The Castle Bravo test on March 1st, 1954, was a fuck up of a whole different order. The engineers and physicists who build the bomb were looking for a five megaton yield, but they made a bad assumption about certain properties of the lithium -7 isotope and ended up with a yield of 15 megatons. Whoops!
This was apparently rather terrifying because all of the people watching the bomb go off expected a nice, safe (if you’re outside of the blast area and not downwind) 5 megaton yield, you know, 5 megatons, 300 Hiroshimas, been there, done that, got the T-shirt, and instead got three times what they expected and much more fallout.
Richard Rhodes describes the Castle Bravo test in his book Dark Sun: The Making of the Hydrogen Bomb. Read this and his other two books on the subject The Making of the Atomic Bomb and Arsenals of Folly and you’ll know everything that you need to about the nuclear arms race, including how the generals and politicians on both sides lied to justify increasingly more expensive, more destructive and more pointless weapons projects which bankrupted the former Soviet Union and nearly bankrupted the US.
Arsenals of Folly is especially good because it details how all of the guys who were making bad assumptions and policies to deal with the Soviet Union in the 1960, 70s and 80s came back in the late 90s and early part of the 21st century to make bad assumptions and policies about Iraq and the Middle East.
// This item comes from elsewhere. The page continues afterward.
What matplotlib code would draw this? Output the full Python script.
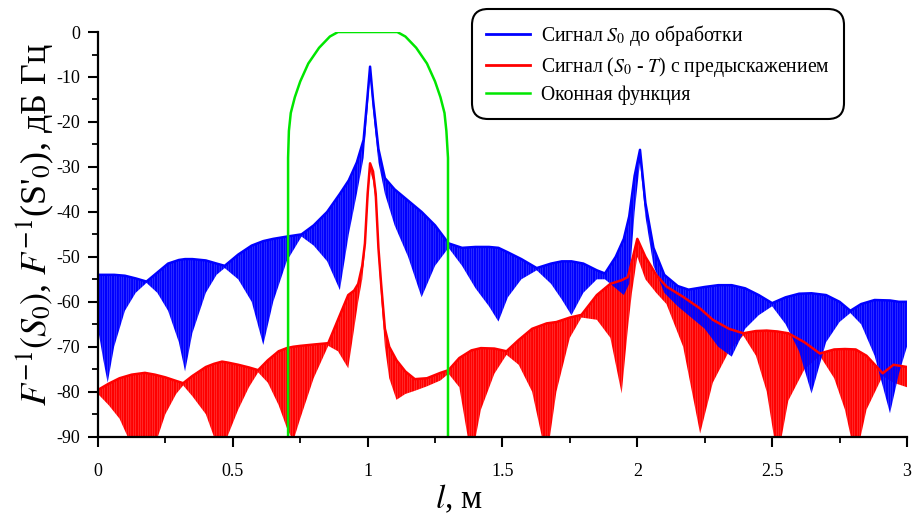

If you can read Arsenals of Folly and not come away wanting to put a bounty on the head of every neo-conservative in America you’re a far better person than I am.
Comment by wile_e_quixote — August 12, 2008 @ 3:12 pm
Now that’s some extensive commentary!
I now return you to your regularly scheduled frivolity:
I wonder what the cake tasted like. Was it “atomic” flavored?
Comment by Caleb Monroe — August 12, 2008 @ 7:29 pm
“which bankrupted the former Soviet Union” …. and this was bad because … ?
Comment by Rick — August 12, 2008 @ 10:28 pm
I’ve been looking at this photo on the front of the tinyvices.com website for ages (it’s changed to a clown now, darn it). But anyway, thank god for your article–else I would think that they took it themselves!
Comment by Erica Stratton — August 12, 2008 @ 11:38 pm
If there is one thing I despise, it is a smarty pants that knows more about something than I do. That is why I hate almost everyone…anyway,
it would be cool if the cake was topped with little burnt chocolate men.
Comment by eltiburo — August 14, 2008 @ 12:18 am
You eat that cake, you get atomic ache.